Start DATA TO PROCESS
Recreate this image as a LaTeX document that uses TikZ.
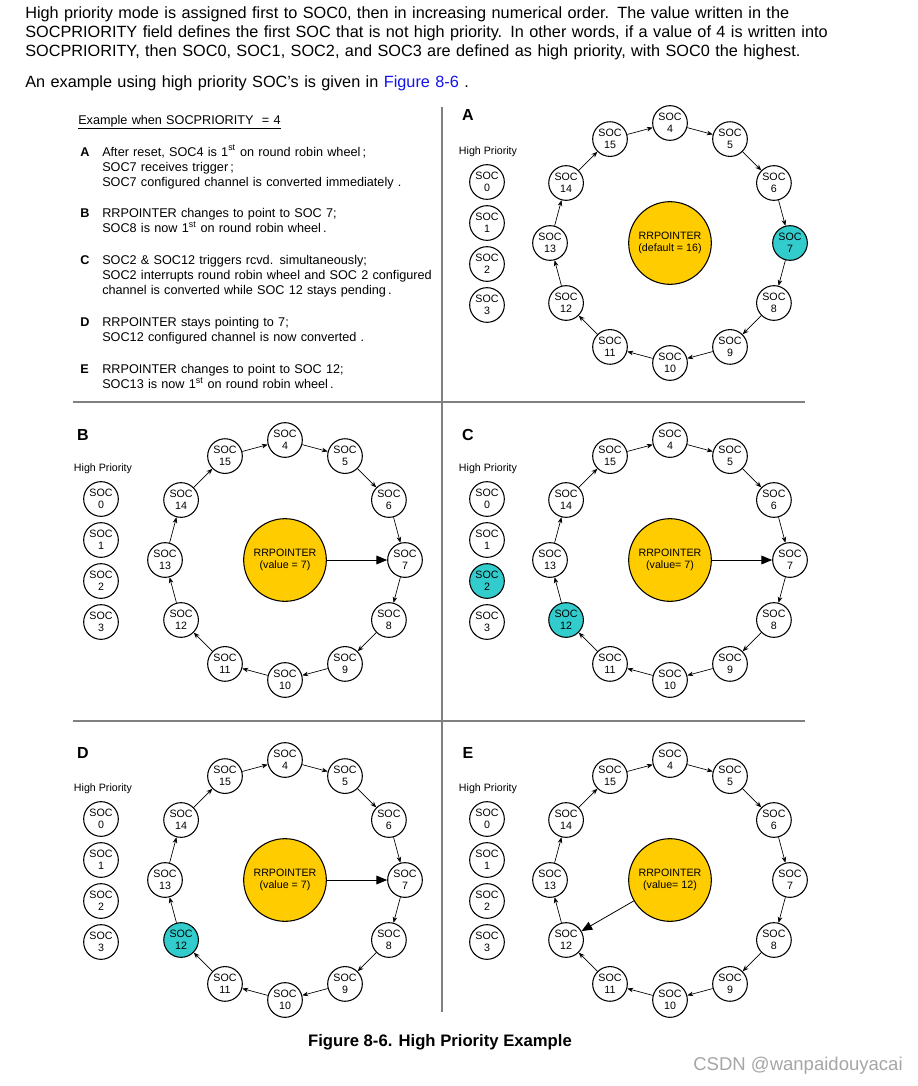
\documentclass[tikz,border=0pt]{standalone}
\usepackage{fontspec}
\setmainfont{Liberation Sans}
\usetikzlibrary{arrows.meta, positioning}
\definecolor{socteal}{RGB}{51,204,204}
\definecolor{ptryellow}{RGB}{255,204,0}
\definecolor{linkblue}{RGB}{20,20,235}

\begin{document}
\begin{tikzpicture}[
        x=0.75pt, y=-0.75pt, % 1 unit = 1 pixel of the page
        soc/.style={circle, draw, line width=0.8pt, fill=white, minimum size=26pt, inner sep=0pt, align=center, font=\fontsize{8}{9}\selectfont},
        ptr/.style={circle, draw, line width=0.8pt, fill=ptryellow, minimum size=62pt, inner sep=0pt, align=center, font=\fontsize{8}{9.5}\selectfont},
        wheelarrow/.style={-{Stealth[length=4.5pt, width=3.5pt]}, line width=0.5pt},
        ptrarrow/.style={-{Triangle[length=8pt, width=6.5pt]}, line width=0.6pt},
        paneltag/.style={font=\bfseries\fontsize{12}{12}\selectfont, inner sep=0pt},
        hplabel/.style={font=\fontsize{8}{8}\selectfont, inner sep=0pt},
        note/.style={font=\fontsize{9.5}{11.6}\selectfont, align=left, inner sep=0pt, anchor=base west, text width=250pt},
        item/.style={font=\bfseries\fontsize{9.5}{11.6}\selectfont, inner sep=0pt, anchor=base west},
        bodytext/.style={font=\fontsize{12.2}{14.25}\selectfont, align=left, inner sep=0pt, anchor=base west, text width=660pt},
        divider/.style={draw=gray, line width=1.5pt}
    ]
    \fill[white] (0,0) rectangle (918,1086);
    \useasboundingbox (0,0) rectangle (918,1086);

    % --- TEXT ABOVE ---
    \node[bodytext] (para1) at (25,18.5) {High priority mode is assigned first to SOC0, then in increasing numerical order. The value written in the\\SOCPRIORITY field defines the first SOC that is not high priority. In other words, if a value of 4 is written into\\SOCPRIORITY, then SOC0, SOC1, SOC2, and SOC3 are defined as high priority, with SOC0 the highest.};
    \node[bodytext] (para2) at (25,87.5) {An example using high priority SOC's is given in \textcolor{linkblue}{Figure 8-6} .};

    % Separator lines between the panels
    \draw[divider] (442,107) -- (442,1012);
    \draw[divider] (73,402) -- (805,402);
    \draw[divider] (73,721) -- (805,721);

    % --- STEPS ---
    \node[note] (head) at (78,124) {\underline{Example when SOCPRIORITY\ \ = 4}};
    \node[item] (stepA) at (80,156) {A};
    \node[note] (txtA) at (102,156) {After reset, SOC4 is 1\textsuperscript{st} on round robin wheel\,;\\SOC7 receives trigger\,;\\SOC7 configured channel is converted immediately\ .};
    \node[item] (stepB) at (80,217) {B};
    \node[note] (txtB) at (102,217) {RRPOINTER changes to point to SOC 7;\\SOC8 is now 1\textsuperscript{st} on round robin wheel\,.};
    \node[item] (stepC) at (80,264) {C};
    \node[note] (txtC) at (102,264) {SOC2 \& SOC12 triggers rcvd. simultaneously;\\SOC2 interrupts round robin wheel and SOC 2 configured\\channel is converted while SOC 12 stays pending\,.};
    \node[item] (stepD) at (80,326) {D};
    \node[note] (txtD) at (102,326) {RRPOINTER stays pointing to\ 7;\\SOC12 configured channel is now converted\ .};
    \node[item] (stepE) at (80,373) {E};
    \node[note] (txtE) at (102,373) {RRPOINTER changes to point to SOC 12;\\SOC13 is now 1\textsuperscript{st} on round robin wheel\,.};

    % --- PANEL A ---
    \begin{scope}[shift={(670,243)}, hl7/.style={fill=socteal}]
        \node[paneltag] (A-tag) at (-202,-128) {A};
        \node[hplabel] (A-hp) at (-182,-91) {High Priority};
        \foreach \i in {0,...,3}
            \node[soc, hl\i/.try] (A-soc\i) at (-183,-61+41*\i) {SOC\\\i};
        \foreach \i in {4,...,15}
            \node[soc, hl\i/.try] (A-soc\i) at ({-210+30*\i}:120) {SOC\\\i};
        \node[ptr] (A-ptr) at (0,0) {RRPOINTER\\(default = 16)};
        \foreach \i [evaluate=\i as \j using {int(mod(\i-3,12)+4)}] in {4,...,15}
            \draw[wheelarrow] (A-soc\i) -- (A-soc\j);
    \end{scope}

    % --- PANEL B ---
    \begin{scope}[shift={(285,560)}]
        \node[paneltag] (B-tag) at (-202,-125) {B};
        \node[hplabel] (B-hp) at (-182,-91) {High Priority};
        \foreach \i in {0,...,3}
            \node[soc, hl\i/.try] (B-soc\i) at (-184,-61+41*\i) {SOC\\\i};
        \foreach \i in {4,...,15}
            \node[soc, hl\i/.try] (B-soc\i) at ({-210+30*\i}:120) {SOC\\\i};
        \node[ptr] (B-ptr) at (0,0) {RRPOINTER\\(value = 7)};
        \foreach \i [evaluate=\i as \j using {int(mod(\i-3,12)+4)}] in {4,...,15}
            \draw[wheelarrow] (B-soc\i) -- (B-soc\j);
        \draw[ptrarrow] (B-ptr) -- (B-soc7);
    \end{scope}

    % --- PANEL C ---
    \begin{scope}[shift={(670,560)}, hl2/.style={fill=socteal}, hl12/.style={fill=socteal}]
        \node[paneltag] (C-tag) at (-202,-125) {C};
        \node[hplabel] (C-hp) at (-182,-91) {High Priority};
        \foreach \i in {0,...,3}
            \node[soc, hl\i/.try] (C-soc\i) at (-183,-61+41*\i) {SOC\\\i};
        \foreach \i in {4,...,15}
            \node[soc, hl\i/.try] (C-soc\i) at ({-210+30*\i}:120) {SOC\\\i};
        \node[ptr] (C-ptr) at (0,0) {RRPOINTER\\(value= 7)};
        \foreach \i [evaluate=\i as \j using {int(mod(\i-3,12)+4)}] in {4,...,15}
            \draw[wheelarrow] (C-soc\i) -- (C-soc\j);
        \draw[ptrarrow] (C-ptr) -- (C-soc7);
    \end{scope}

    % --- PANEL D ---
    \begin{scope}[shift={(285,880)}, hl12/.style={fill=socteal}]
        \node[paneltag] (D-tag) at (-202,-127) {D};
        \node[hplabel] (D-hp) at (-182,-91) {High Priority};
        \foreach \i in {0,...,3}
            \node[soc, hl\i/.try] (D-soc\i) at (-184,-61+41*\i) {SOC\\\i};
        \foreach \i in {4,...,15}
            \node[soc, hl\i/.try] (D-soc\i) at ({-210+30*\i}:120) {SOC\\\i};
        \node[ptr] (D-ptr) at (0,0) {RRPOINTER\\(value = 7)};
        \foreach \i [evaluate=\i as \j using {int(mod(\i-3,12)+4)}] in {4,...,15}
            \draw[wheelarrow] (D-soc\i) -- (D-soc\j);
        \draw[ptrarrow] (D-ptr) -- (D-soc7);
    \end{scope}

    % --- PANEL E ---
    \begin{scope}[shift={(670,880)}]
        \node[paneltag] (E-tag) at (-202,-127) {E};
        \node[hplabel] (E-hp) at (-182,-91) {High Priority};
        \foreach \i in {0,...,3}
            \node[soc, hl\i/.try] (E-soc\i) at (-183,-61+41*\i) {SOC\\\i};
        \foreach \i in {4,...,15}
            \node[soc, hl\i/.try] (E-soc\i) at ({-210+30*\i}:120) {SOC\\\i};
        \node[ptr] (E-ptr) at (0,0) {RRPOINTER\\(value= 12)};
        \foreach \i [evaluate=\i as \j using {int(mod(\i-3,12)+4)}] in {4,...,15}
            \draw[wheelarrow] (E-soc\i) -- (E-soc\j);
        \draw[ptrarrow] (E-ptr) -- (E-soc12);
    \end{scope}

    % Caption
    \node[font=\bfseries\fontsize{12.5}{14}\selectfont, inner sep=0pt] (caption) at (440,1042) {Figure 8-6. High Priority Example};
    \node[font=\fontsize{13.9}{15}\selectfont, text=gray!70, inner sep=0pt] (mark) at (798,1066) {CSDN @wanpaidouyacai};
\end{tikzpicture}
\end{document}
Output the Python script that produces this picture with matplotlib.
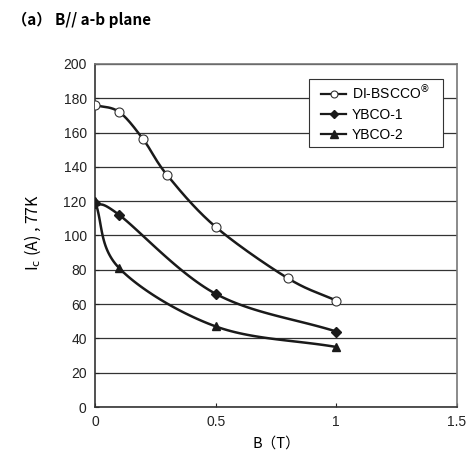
End DATA TO PROCESS
> [JOB]
Only the number is wanted: how many lines in the data include the word "this"?

> [WRITTEN ANSWER]
2